Shravanabelagola has two hills, Chandragiri and Vindhyagiri. The 58 feet tall monolithic statue of Gomateshvara (it is also referred as “Bahubali” by the Jains) is located on the Vindyagiri Hill. It is considered to be the world’s largest monolithic stone statue. The statue is carved beautifully from a single block of rock with accurate sense of proportion and expression. Gomata has curly really nice hair in ringlets on the head and long, large ears. His eyes are open as if viewing the world with detachment. The facial features are perfectly chiseled with a faint touch of smile at the corner of his lips and embody calm vitality. There is an anthill in the background which signifies his incessant penance and from where emerges a snake and creepers which twine around both his legs and his arms culminating as cluster of flowers and berries at the upper portion of the arms. The posture of meditation, of the digambara (nude) statue is known as ‘Kayotsarga’, symbolizing renunciation, self-control and subjugation of ego as the first step towards salvation. It represents the complete victory over earthly desires and needs that hamper spirtual ascent towards divinity.
The statue at Shravanabelagola was voted by the readers of “Times of India” a leading daily, as the first of the Seven Wonders of India by scoring 49% votes.
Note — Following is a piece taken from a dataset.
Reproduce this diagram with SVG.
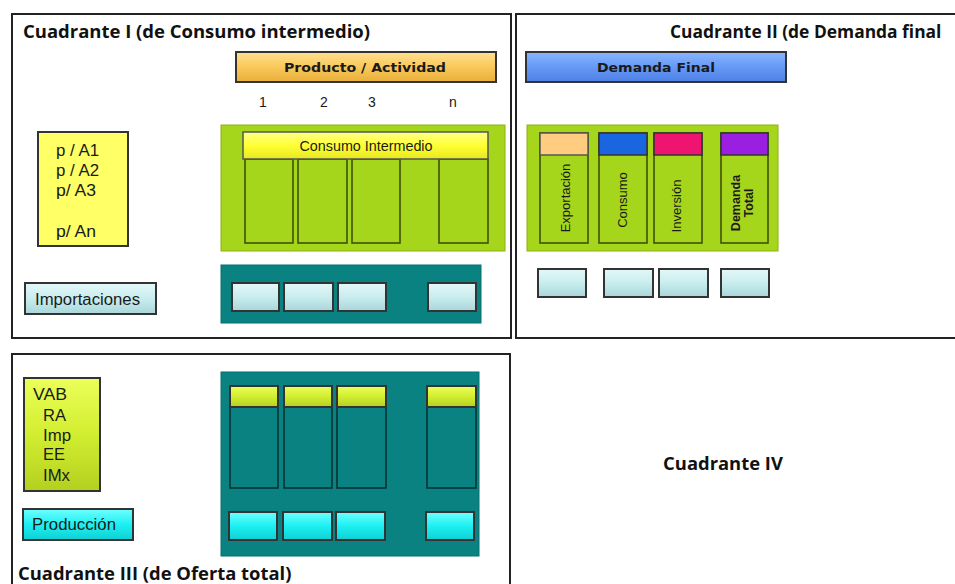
<svg xmlns="http://www.w3.org/2000/svg" width="955" height="584" viewBox="0 0 955 584">
<style>
.quad{fill:#fff;stroke:#222;stroke-width:2}
.title{font-family:"Open Sans","Liberation Sans",sans-serif;font-weight:bold;font-size:18.4px;fill:#111}
.title2{font-family:"Open Sans","Liberation Sans",sans-serif;font-weight:bold;font-size:17.4px;fill:#111}
.lbl{font-family:"Liberation Sans",Arial,sans-serif;font-size:14px;fill:#1a1a1a}
.blbl{font-family:"DejaVu Sans","Liberation Sans",sans-serif;font-size:13px;font-weight:bold;fill:#1a1a1a}
.green{fill:#A6D61C;stroke:#8DB010;stroke-width:1}
.teal{fill:#0A8282;stroke:#077070;stroke-width:1}
.gcol{fill:none;stroke:#3F5208;stroke-width:1.6}
.tcol{fill:none;stroke:#023434;stroke-width:1.6}
.btn{stroke:#333;stroke-width:2}
.lc{fill:url(#gLc)}
.cy{fill:url(#gCy)}
.yg{fill:url(#gYg)}
</style>
<defs>
<linearGradient id="gLc" x1="0" y1="0" x2="0" y2="1"><stop offset="0" stop-color="#E4F8F9"/><stop offset="0.5" stop-color="#C8EDEF"/><stop offset="1" stop-color="#A9D6D9"/></linearGradient>
<linearGradient id="gCy" x1="0" y1="0" x2="0" y2="1"><stop offset="0" stop-color="#6FFFFF"/><stop offset="0.5" stop-color="#1DF0F2"/><stop offset="1" stop-color="#10CFD2"/></linearGradient>
<linearGradient id="gYg" x1="0" y1="0" x2="0" y2="1"><stop offset="0" stop-color="#EBFF5A"/><stop offset="0.5" stop-color="#D2EE30"/><stop offset="1" stop-color="#B4D020"/></linearGradient>
<linearGradient id="gOr" x1="0" y1="0" x2="0" y2="1"><stop offset="0" stop-color="#FFE090"/><stop offset="0.5" stop-color="#F9C95A"/><stop offset="1" stop-color="#E8AE3A"/></linearGradient>
<linearGradient id="gBl" x1="0" y1="0" x2="0" y2="1"><stop offset="0" stop-color="#8AB6FF"/><stop offset="0.5" stop-color="#6699F5"/><stop offset="1" stop-color="#4D80E6"/></linearGradient>
<linearGradient id="gYe" x1="0" y1="0" x2="0" y2="1"><stop offset="0" stop-color="#FFFF88"/><stop offset="0.5" stop-color="#FFFF33"/><stop offset="1" stop-color="#E8E820"/></linearGradient>
</defs>

<g id="quadrant-1">
<rect class="quad" x="12" y="14" width="499" height="324"/>
<text class="title" x="23" y="38" textLength="347" lengthAdjust="spacingAndGlyphs">Cuadrante I (de Consumo intermedio)</text>
</g>
<g id="quadrant-2">
<rect class="quad" x="516" y="14" width="460" height="324"/>
<text class="title2" x="670" y="38">Cuadrante II (de Demanda final</text>
</g>
<g id="quadrant-3">
<rect class="quad" x="12" y="354" width="498" height="250"/>
<text class="title" x="18" y="580">Cuadrante III (de Oferta total)</text>
</g>
<g id="quadrant-4">
<text class="title" x="723" y="470" text-anchor="middle">Cuadrante IV</text>
</g>

<g id="producto-actividad">
<rect class="btn" x="236" y="52" width="260" height="30" fill="url(#gOr)"/>
<text class="blbl" x="365" y="72" text-anchor="middle" textLength="162" lengthAdjust="spacingAndGlyphs">Producto / Actividad</text>
</g>
<g id="column-numbers">
<text class="lbl" font-size="15" x="263" y="107" text-anchor="middle">1</text>
<text class="lbl" font-size="15" x="324" y="107" text-anchor="middle">2</text>
<text class="lbl" font-size="15" x="372" y="107" text-anchor="middle">3</text>
<text class="lbl" font-size="15" x="453" y="107" text-anchor="middle">n</text>
</g>
<g id="demanda-final">
<rect class="btn" x="526" y="52" width="260" height="30" fill="url(#gBl)"/>
<text class="blbl" x="656" y="72" text-anchor="middle" textLength="118" lengthAdjust="spacingAndGlyphs">Demanda Final</text>
</g>

<g id="productos-actividades">
<rect x="38" y="132" width="90" height="114" fill="#FFFF66" stroke="#333" stroke-width="2"/>
<text class="lbl" style="font-size:16px" x="56" y="156" textLength="43" lengthAdjust="spacingAndGlyphs">p / A1</text>
<text class="lbl" style="font-size:16px" x="56" y="176" textLength="43" lengthAdjust="spacingAndGlyphs">p / A2</text>
<text class="lbl" style="font-size:16px" x="56" y="196" textLength="40" lengthAdjust="spacingAndGlyphs">p/ A3</text>
<text class="lbl" style="font-size:16px" x="56" y="237" textLength="40" lengthAdjust="spacingAndGlyphs">p/ An</text>
</g>

<g id="importaciones">
<rect class="btn lc" x="25" y="283" width="131" height="31"/>
<text class="lbl" style="font-size:16px" x="35" y="305" textLength="105" lengthAdjust="spacingAndGlyphs">Importaciones</text>
</g>

<g id="consumo-intermedio">
<rect class="green" x="221" y="125" width="284" height="126"/>
<rect class="gcol" x="245" y="159" width="48" height="84"/>
<rect class="gcol" x="298" y="159" width="49" height="84"/>
<rect class="gcol" x="352" y="159" width="48" height="84"/>
<rect class="gcol" x="439" y="159" width="49" height="84"/>
<rect x="243" y="132" width="245" height="27" fill="url(#gYe)" stroke="#555" stroke-width="1.5"/>
<text class="lbl" x="366" y="151" text-anchor="middle" textLength="133" lengthAdjust="spacingAndGlyphs">Consumo Intermedio</text>
</g>

<g id="importaciones-fila">
<rect class="teal" x="221" y="265" width="260" height="58"/>
<rect class="btn lc" x="232" y="283" width="47" height="28"/>
<rect class="btn lc" x="284" y="283" width="49" height="28"/>
<rect class="btn lc" x="338" y="283" width="48" height="28"/>
<rect class="btn lc" x="428" y="283" width="48" height="28"/>
</g>

<g id="demanda-final-columnas">
<rect class="green" x="527" y="125" width="251" height="126"/>
<rect class="gcol" x="540" y="133" width="48" height="110"/>
<rect class="gcol" x="599" y="133" width="48" height="110"/>
<rect class="gcol" x="654" y="133" width="48" height="110"/>
<rect class="gcol" x="721" y="133" width="47" height="110"/>
<rect x="540" y="133" width="48" height="22" fill="#FFCC80" stroke="#555" stroke-width="1.5"/>
<rect x="599" y="133" width="48" height="22" fill="#1A66E0" stroke="#333" stroke-width="1.5"/>
<rect x="654" y="133" width="48" height="22" fill="#EE1470" stroke="#333" stroke-width="1.5"/>
<rect x="721" y="133" width="47" height="22" fill="#9A1FE0" stroke="#333" stroke-width="1.5"/>
<text class="lbl" style="font-size:13px" transform="translate(570,198) rotate(-90)" text-anchor="middle">Exportación</text>
<text class="lbl" style="font-size:13px" transform="translate(627,200) rotate(-90)" text-anchor="middle">Consumo</text>
<text class="lbl" style="font-size:13px" transform="translate(681,206) rotate(-90)" text-anchor="middle">Inversión</text>
<text class="lbl" style="font-size:12.5px;font-weight:bold" transform="translate(740,203) rotate(-90)" text-anchor="middle">Demanda</text>
<text class="lbl" style="font-size:12.5px;font-weight:bold" transform="translate(753,203) rotate(-90)" text-anchor="middle">Total</text>
</g>

<g id="demanda-final-importaciones">
<rect class="btn lc" x="538" y="269" width="48" height="28"/>
<rect class="btn lc" x="604" y="269" width="49" height="28"/>
<rect class="btn lc" x="659" y="269" width="49" height="28"/>
<rect class="btn lc" x="721" y="269" width="48" height="28"/>
</g>

<g id="vab">
<rect class="btn yg" x="24" y="378" width="76" height="113"/>
<text class="lbl" style="font-size:16px" x="33" y="400" textLength="34" lengthAdjust="spacingAndGlyphs">VAB</text>
<text class="lbl" style="font-size:16px" x="43" y="421" textLength="23" lengthAdjust="spacingAndGlyphs">RA</text>
<text class="lbl" style="font-size:16px" x="43" y="441" textLength="28" lengthAdjust="spacingAndGlyphs">Imp</text>
<text class="lbl" style="font-size:16px" x="43" y="460" textLength="22" lengthAdjust="spacingAndGlyphs">EE</text>
<text class="lbl" style="font-size:16px" x="43" y="481" textLength="27" lengthAdjust="spacingAndGlyphs">IMx</text>
</g>

<g id="produccion">
<rect class="btn cy" x="23" y="509" width="110" height="31"/>
<text class="lbl" style="font-size:16px" x="32" y="530" textLength="84" lengthAdjust="spacingAndGlyphs">Producción</text>
</g>

<g id="oferta-total">
<rect class="teal" x="221" y="372" width="258" height="184"/>
<rect class="tcol" x="230" y="386" width="48" height="102"/>
<rect class="tcol" x="284" y="386" width="48" height="102"/>
<rect class="tcol" x="337" y="386" width="49" height="102"/>
<rect class="tcol" x="427" y="386" width="49" height="102"/>
<rect class="btn yg" x="230" y="386" width="48" height="21"/>
<rect class="btn yg" x="284" y="386" width="48" height="21"/>
<rect class="btn yg" x="337" y="386" width="49" height="21"/>
<rect class="btn yg" x="427" y="386" width="49" height="21"/>
<rect class="btn cy" x="229" y="512" width="48" height="28"/>
<rect class="btn cy" x="283" y="512" width="49" height="28"/>
<rect class="btn cy" x="336" y="512" width="49" height="28"/>
<rect class="btn cy" x="426" y="512" width="48" height="28"/>
</g>
<g id="connectors"/>
</svg>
The base of the statue has an inscription in Prakrit, dating to 981 AD. The inscription praises the king who funded the effort and his general, Chavundaraya who erected the statue for his mother. Every twelve years, thousands of devotees congregate here to perform the Mahamastakabhisheka, a spectacular ceremony in which the statue is anointed with water, turmeric, rice flour, sugar cane juice, sandalwood paste, saffron, and gold and silver flowers.
The Vindhyagiri hill is about 470 feet above the ground and is of solid rock. It must be climbed barefoot. Tourists can use the main steps from the town consisting of dual flights of about 660 steps to the top which was cut out in the rock. You may see old people climb these steps however they are steep and it can be a hard climb. In summer the rock can get hot, so you may carry a pair of socks to be worn while climbing the steps. Old people who cannot climb can avail palanquin services. The palanquin bearers carry them on chair.
Chandragiri hill is a small hill located just opposite to the Vindhyagiri hill. It is believed that Chandragupta Maurya, the founder of the Maurya dynasty, breathed his last in this hill. Steps have been cut out in this hill and the ascent is similar to that of Vindhyagiri. It is steep and hard to climb. The hill has memorials to numerous monks and shravakas who have meditated here. Chandragiri also has the tomb of Chandragupta Maurya. There are also several monuments of interest scattered around this hill.